Copy out all the lines where "this" shows up.

○ ○ ○ ○

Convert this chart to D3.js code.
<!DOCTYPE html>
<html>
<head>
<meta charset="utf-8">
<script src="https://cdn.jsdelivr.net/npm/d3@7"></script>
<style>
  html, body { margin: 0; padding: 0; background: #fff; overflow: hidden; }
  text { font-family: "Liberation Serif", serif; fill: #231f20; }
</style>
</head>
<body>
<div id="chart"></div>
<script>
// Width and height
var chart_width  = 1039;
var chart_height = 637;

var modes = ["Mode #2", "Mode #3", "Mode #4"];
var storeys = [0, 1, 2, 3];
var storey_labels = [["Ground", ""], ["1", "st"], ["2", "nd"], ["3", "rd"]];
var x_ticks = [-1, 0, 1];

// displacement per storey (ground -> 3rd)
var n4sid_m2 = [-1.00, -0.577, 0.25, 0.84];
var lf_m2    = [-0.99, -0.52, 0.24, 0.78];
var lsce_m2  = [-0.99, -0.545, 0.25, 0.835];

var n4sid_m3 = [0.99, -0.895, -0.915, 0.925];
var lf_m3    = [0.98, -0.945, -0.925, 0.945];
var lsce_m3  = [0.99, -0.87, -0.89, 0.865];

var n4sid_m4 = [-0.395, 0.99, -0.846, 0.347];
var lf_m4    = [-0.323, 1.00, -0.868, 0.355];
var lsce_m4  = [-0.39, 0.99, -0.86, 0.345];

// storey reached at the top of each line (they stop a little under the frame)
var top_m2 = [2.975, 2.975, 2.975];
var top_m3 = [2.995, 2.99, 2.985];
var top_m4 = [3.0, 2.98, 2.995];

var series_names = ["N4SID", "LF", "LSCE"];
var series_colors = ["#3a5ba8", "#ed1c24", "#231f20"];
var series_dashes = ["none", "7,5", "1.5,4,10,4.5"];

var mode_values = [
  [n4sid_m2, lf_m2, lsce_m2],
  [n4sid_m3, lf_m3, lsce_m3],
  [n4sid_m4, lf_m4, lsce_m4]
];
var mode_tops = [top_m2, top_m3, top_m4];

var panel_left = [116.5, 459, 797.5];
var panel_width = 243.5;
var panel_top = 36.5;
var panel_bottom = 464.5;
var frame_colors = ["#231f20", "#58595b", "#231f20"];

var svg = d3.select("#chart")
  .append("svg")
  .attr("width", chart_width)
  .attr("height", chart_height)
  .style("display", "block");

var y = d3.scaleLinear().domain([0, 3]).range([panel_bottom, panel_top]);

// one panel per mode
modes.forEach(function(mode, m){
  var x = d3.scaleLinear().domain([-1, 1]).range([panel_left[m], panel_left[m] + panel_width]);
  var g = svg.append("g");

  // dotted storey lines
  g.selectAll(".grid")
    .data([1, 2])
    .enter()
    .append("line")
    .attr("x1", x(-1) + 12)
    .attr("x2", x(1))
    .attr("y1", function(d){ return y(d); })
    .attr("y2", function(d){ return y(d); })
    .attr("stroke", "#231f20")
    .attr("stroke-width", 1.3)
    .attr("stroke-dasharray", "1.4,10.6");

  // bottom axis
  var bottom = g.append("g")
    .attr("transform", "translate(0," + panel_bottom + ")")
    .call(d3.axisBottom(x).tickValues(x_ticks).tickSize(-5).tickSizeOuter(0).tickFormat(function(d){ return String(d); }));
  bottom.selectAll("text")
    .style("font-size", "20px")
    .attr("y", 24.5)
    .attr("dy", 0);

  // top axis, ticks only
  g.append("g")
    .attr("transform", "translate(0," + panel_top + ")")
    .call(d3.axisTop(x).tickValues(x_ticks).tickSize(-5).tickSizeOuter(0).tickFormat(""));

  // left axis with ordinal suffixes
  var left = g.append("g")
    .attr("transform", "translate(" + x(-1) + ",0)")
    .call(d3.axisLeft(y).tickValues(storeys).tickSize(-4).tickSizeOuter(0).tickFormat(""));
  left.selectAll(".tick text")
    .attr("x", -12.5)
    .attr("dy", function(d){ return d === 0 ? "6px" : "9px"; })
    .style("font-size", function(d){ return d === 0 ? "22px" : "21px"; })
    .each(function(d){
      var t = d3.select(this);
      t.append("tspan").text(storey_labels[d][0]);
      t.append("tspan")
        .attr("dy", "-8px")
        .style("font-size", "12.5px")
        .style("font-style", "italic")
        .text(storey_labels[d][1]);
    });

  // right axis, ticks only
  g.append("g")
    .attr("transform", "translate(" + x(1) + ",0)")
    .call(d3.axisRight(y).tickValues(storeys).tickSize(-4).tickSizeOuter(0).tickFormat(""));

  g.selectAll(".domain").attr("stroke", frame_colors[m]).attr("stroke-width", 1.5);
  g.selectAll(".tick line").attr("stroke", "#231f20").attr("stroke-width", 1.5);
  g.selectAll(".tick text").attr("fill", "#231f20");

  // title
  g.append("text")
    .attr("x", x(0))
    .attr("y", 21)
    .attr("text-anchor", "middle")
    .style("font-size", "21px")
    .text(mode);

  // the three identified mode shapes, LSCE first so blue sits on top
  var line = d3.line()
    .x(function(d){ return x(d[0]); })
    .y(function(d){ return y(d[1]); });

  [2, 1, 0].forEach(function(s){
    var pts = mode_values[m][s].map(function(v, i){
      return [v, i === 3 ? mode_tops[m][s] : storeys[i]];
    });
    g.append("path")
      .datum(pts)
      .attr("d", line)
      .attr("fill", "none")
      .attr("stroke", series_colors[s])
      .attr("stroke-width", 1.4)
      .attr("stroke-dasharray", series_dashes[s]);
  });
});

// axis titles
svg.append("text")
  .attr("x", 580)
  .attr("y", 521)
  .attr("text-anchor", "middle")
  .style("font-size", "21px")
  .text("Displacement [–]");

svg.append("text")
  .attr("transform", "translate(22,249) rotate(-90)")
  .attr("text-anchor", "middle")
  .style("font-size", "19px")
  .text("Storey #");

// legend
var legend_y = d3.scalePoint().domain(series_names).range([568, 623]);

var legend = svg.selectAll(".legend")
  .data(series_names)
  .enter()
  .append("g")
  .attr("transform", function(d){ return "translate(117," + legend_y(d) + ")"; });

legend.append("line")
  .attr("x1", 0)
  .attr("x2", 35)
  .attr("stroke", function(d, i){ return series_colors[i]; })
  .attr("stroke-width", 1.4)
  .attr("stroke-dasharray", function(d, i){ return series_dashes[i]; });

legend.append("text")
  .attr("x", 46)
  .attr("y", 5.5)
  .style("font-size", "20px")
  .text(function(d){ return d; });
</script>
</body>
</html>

○ ○ ○ ○

Output of the task:
Convert this chart to D3.js code.
      var t = d3.select(this);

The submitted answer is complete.